California Dream Textbooks

Excerpted from Campus Report.
Some well meaning conservatives justify having their children in the government school system by saying that "at least I know that my child is receiving a quality education". This is based on the belief that no well-respected college would turn down an applicant that scores head-n-shoulders above his or her peers in a government school system. Especially a large one in a large state where the competition is immense and strong. However, an education is really only as good as the curriculum that is used to teach the children.

Publishers find it difficult to move texts that don’t sell in the two largest states—Texas and California—but once that hurdle is cleared the market is effectively cornered. The researchers at the Texas-based Educational Research Analysts have been reviewing textbooks in the Lone Star State for decades but when they branched out to look at class readers in the Golden State they found that they really had their work cut out for them.

“We found in California textbooks a higher factual-error rate than in Texas,” the researchers at the Mel Gabler’s Educational Research Analysts Newsletter report. “In 2002 we reviewed four Texas high school U. S. History books whose total page count about equaled these five California 8th grade U. S. History texts.”

“In the Texas books we found 249 factual errors; in California’s, 427.” The analysts posit an intriguing reason for the ratio: “Had publishers sold Texas books with 427 factual errors, a Texas rule levies fines of up to $5,000 per error, or over $2 million.”

The five publishing houses that produced the California texts, in turn, are quite prestigious—Glencoe, Holt, McDougal, Prentice and Oxford. “One text said Daniel Boone contributed to the Constitutional Convention (in fact, he had absolutely nothing to do with it),” the analysts report.

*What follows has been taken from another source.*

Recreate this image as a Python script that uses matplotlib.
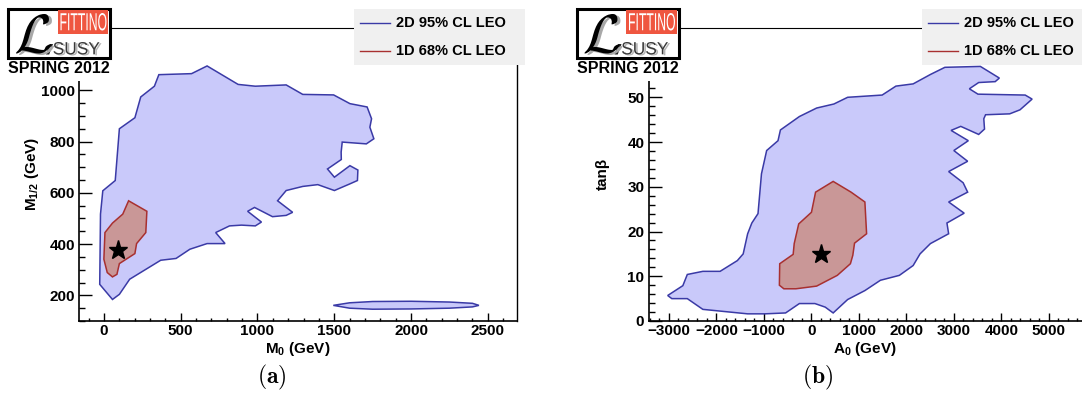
import matplotlib
matplotlib.use('Agg')
import matplotlib.pyplot as plt
from matplotlib.patches import Rectangle, PathPatch
from matplotlib.textpath import TextPath
from matplotlib.font_manager import FontProperties
from matplotlib.transforms import Affine2D
from matplotlib.ticker import MultipleLocator
from matplotlib.lines import Line2D

plt.rcParams['font.family'] = ['Liberation Sans', 'DejaVu Sans']
plt.rcParams['font.weight'] = 'bold'
plt.rcParams['mathtext.fontset'] = 'custom'
plt.rcParams['mathtext.rm'] = 'Liberation Sans:bold'
plt.rcParams['mathtext.it'] = 'Liberation Sans:bold'
plt.rcParams['mathtext.bf'] = 'Liberation Sans:bold'
plt.rcParams['mathtext.default'] = 'rm'

# ---------------- data (a): M0 vs M1/2 ----------------
m0_95 = [56, -27, -22, -7, 74, 101, 202, 240, 329, 358, 571, 672, 874, 986, 1187,
         1295, 1496, 1602, 1714, 1743, 1732, 1758, 1709, 1552, 1545, 1546, 1456,
         1501, 1602, 1654, 1651, 1602, 1501, 1393, 1295, 1187, 1131, 1229, 1187,
         1098, 981, 936, 1026, 986, 896, 818, 728, 789, 672, 560, 470, 370, 168, 101]
m12_95 = [184, 243, 517, 608, 648, 850, 893, 974, 1016, 1061, 1065, 1095, 1023, 1016,
          1021, 984, 982, 948, 935, 889, 856, 811, 791, 798, 759, 730, 693, 661, 706,
          689, 648, 635, 609, 632, 625, 609, 569, 524, 512, 507, 543, 528, 486, 471,
          474, 471, 445, 402, 402, 380, 344, 337, 263, 204]
m0_95_island = [1494, 1600, 1750, 2000, 2250, 2400, 2442, 2400, 2250, 2000, 1750, 1600]
m12_95_island = [161, 171, 176, 177, 174, 169, 161, 155, 150, 147, 146, 150]
m0_68 = [161, 280, 273, 213, 202, 101, 85, 56, 22, 0, 7, 56, 123]
m12_68 = [569, 528, 445, 402, 363, 324, 282, 272, 289, 341, 445, 482, 517]
best_a = (90, 376)

# ---------------- data (b): A0 vs tan(beta) ----------------
a0_95 = [-3026, -2707, -2613, -2286, -1923, -1560, -1437, -1343, -1255, -1125, -1052,
         -943, -704, -653, -254, 109, 472, 762, 1488, 1778, 2141, 2504, 2809, 3556,
         3955, 3868, 3520, 3324, 3505, 4499, 4645, 4390, 4173, 3665, 3628, 3643, 3520,
         3143, 2939, 3302, 2997, 3288, 2888, 3193, 3288, 2888, 3215, 2852, 2888, 2504,
         2286, 2141, 1851, 1451, 1125, 762, 457, 290, 73, -254, -544, -980, -1343,
         -2286, -2613, -2939]
tb_95 = [5.7, 7.9, 10.4, 11.1, 11.1, 13.5, 15.0, 19.5, 21.9, 24.0, 32.9, 38.1, 40.3,
         42.7, 45.7, 47.6, 48.5, 50.0, 50.5, 52.5, 53.0, 55.1, 56.7, 56.9, 54.3, 53.5,
         53.3, 51.9, 50.7, 50.5, 49.6, 47.2, 46.3, 46.1, 45.2, 42.9, 41.7, 43.5, 42.6,
         40.3, 38.1, 35.7, 33.4, 30.9, 28.8, 26.6, 24.1, 21.9, 19.5, 17.3, 15.0, 12.4,
         10.2, 9.1, 6.8, 4.8, 1.8, 3.1, 3.9, 3.9, 1.8, 1.6, 1.6, 2.6, 5.0, 5.0]
a0_68 = [457, 834, 1125, 1161, 907, 871, 820, 544, 109, -327, -581, -675, -668, -385,
         -363, -268, 0, 87]
tb_68 = [31.2, 28.8, 26.6, 19.5, 17.4, 14.7, 12.8, 10.2, 7.8, 7.2, 7.2, 8.0, 12.8,
         14.9, 17.3, 21.7, 24.3, 28.8]
best_b = (203, 14.9)

xticks_a = [0, 500, 1000, 1500, 2000, 2500]
yticks_a = [200, 400, 600, 800, 1000]
xticks_b = [-3000, -2000, -1000, 0, 1000, 2000, 3000, 4000, 5000]
yticks_b = [0, 10, 20, 30, 40, 50]
legend_labels = ['2D 95% CL LEO', '1D 68% CL LEO']
panel_tags = ['(a)', '(b)']

BLUE_FILL = '#c9c9fa'
BLUE_EDGE = '#3a3aa6'
RED_FILL = '#c99797'
RED_EDGE = '#a83030'

W, H = 1082, 416
fig = plt.figure(figsize=(W / 100, H / 100), dpi=100)


def fx(px):
    return px / W


def fy(py):
    return 1 - py / H


def make_axes(x0, x1, y0, y1):
    return fig.add_axes([fx(x0), fy(y1), fx(x1) - fx(x0), fy(y0) - fy(y1)])


def style(ax, xt, xminor, yt, yminor, right_spine=True):
    ax.set_xticks(xt)
    ax.set_yticks(yt)
    ax.xaxis.set_minor_locator(MultipleLocator(xminor))
    ax.yaxis.set_minor_locator(MultipleLocator(yminor))
    ax.tick_params(which='both', direction='in', top=False, right=False,
                   labelsize=11, width=1.0, color='black')
    ax.tick_params(axis='x', which='major', length=6, pad=2.5)
    ax.tick_params(axis='x', which='minor', length=2.5)
    ax.tick_params(axis='y', which='major', length=9, pad=3)
    ax.tick_params(axis='y', which='minor', length=4)
    for lab in ax.get_xticklabels() + ax.get_yticklabels():
        lab.set_fontweight('bold')
    ax.spines['left'].set_linewidth(1.2)
    ax.spines['bottom'].set_linewidth(1.2)
    ax.spines['top'].set_linewidth(0.8)
    ax.spines['right'].set_linewidth(1.0)
    ax.spines['right'].set_visible(right_spine)


# ---------------- panel (a) ----------------
axa = make_axes(79.3, 517, 27.5, 321)
axa.fill(m0_95, m12_95, facecolor=BLUE_FILL, edgecolor=BLUE_EDGE, lw=1.1, zorder=2)
axa.fill(m0_95_island, m12_95_island, facecolor=BLUE_FILL, edgecolor=BLUE_EDGE, lw=1.1, zorder=2)
axa.fill(m0_68, m12_68, facecolor=RED_FILL, edgecolor=RED_EDGE, lw=1.1, zorder=3)
axa.plot([best_a[0]], [best_a[1]], marker='*', color='black', markersize=14, zorder=4)
axa.set_xlim(-160, 2690)
axa.set_ylim(100, 1245)
style(axa, xticks_a, 100, yticks_a, 50, right_spine=True)
axa.set_xlabel('M$_0$ (GeV)', fontsize=11, fontweight='bold')
axa.xaxis.set_label_coords(0.5, -0.066)
axa.set_ylabel('M$_{1/2}$ (GeV)', fontsize=11, fontweight='bold')
axa.yaxis.set_label_coords(-0.088, 0.5)

# ---------------- panel (b) ----------------
axb = make_axes(648.5, 1082, 27.5, 321)
axb.fill(a0_95, tb_95, facecolor=BLUE_FILL, edgecolor=BLUE_EDGE, lw=1.1, zorder=2)
axb.fill(a0_68, tb_68, facecolor=RED_FILL, edgecolor=RED_EDGE, lw=1.1, zorder=3)
axb.plot([best_b[0]], [best_b[1]], marker='*', color='black', markersize=14, zorder=4)
axb.set_xlim(-3430, 5695)
axb.set_ylim(0, 65.6)
style(axb, xticks_b, 200, yticks_b, 2, right_spine=False)
axb.set_xlabel('A$_0$ (GeV)', fontsize=11, fontweight='bold')
axb.xaxis.set_label_coords(0.5, -0.066)
axb.set_ylabel('tan\u03b2', fontsize=11, fontweight='bold')
axb.yaxis.set_label_coords(-0.09, 0.5)


# ---------------- logo helpers ----------------
def boxed_text(ax, s, x0, y0, x1, y1, color, prop, z=3):
    tp = TextPath((0, 0), s, size=20, prop=prop)
    bb = tp.get_extents()
    tr = (Affine2D().translate(-bb.x0, -bb.y0)
          .scale((x1 - x0) / bb.width, (y1 - y0) / bb.height)
          .translate(x0, y0))
    path = tr.transform_path(tp)
    ax.add_patch(PathPatch(path, facecolor=color, edgecolor='none', zorder=z))


bold_sans = FontProperties(family='Liberation Sans', weight='bold')
reg_sans = FontProperties(family='Liberation Sans', weight='normal')
l_prop = FontProperties(family='DejaVu Serif', weight='bold', style='italic')
cal_prop = FontProperties(family='DejaVu Serif', math_fontfamily='cm')


def draw_L(ax, x0, y0, x1, y1, color):
    try:
        boxed_text(ax, r'$\mathcal{L}$', x0, y0, x1, y1, color, cal_prop)
    except Exception:
        boxed_text(ax, 'L', x0, y0, x1, y1, color, l_prop)


def logo(x0, y0):
    lw_, lh_ = 102, 49
    fig.add_artist(Rectangle((fx(x0), fy(y0 + 72)), lw_ / W, 23 / H,
                             transform=fig.transFigure, facecolor='white',
                             edgecolor='none', zorder=4))
    lax = fig.add_axes([fx(x0), fy(y0 + lh_), lw_ / W, lh_ / H], zorder=5)
    lax.set_xlim(0, lw_)
    lax.set_ylim(0, lh_)
    lax.axis('off')
    lax.add_patch(Rectangle((0, 0), lw_, lh_, facecolor='white', edgecolor='black',
                            lw=2.2, clip_on=False, zorder=1))
    lax.add_patch(Rectangle((49.7, 23.7), 50.3, 24.3, facecolor='#ef5640',
                            edgecolor='none', zorder=2))
    boxed_text(lax, 'FITTINO', 52.5, 27.5, 98.5, 45.0, 'white', reg_sans)
    boxed_text(lax, 'SUSY', 47.5, 2.5, 93.5, 15.0, '#b5b5b5', reg_sans)
    boxed_text(lax, 'SUSY', 45.5, 3.5, 91.5, 16.0, '#3a3a3a', reg_sans)
    boxed_text(lax, '/', 38, 3.5, 45, 14, '#222222', bold_sans)
    draw_L(lax, 11, 3.0, 46, 42.5, '#a8a8a8')
    draw_L(lax, 8, 4.5, 43, 44.0, 'black')
    fig.text(fx(x0 + lw_ / 2), fy(68.5), 'SPRING 2012', fontsize=11.5,
             fontweight='bold', ha='center', va='center', zorder=6)


logo(8, 9)
logo(576.5, 9)


# ---------------- legends ----------------
def legend(x0, x1):
    fig.add_artist(Rectangle((fx(x0), fy(64.5)), fx(x1) - fx(x0), (64.5 - 9) / H,
                             transform=fig.transFigure, facecolor='#f0f0f0',
                             edgecolor='none', zorder=4))
    for yy, col, lab in [(23, BLUE_EDGE, legend_labels[0]), (51, RED_EDGE, legend_labels[1])]:
        fig.add_artist(Line2D([fx(x0 + 6), fx(x0 + 36)], [fy(yy), fy(yy)],
                              transform=fig.transFigure, color=col, lw=1.0, zorder=5))
        fig.text(fx(x0 + 42), fy(yy), lab, fontsize=10.5, fontweight='bold',
                 ha='left', va='center', zorder=6)


legend(354, 525)
legend(922, 1082)

# ---------------- panel tags ----------------
fig.text(fx(272), fy(377), r'$\mathbf{' + panel_tags[0] + '}$', fontsize=17,
         ha='center', va='center', math_fontfamily='cm')
fig.text(fx(818), fy(377), r'$\mathbf{' + panel_tags[1] + '}$', fontsize=17,
         ha='center', va='center', math_fontfamily='cm')

fig.savefig('out.png', dpi=100)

Even the producers of the television series on the frontiersman got that one Right; McDougal did not.

If you're sending your child to public school in order to avoid possible ridicule from those who believe the mantra that a public school education will best prepare your child for both college and eventually the rest of their life, then so be it. However, you're truly interested in preparing your child for life and college, government school should be your last choice.

According to the National Center for Educational Statistics;

  • Private school students generally perform higher than their public school counterparts on standardized achievement tests.

  • Private high schools typically have more demanding graduation requirements than do public high schools.

  • Private school graduates are more likely than their peers from public schools to have completed advanced-level courses in three academic subject areas.
  • If a quality education is of concern, a private school that shares your values is definitely the most advantageous choice that you can make for your child.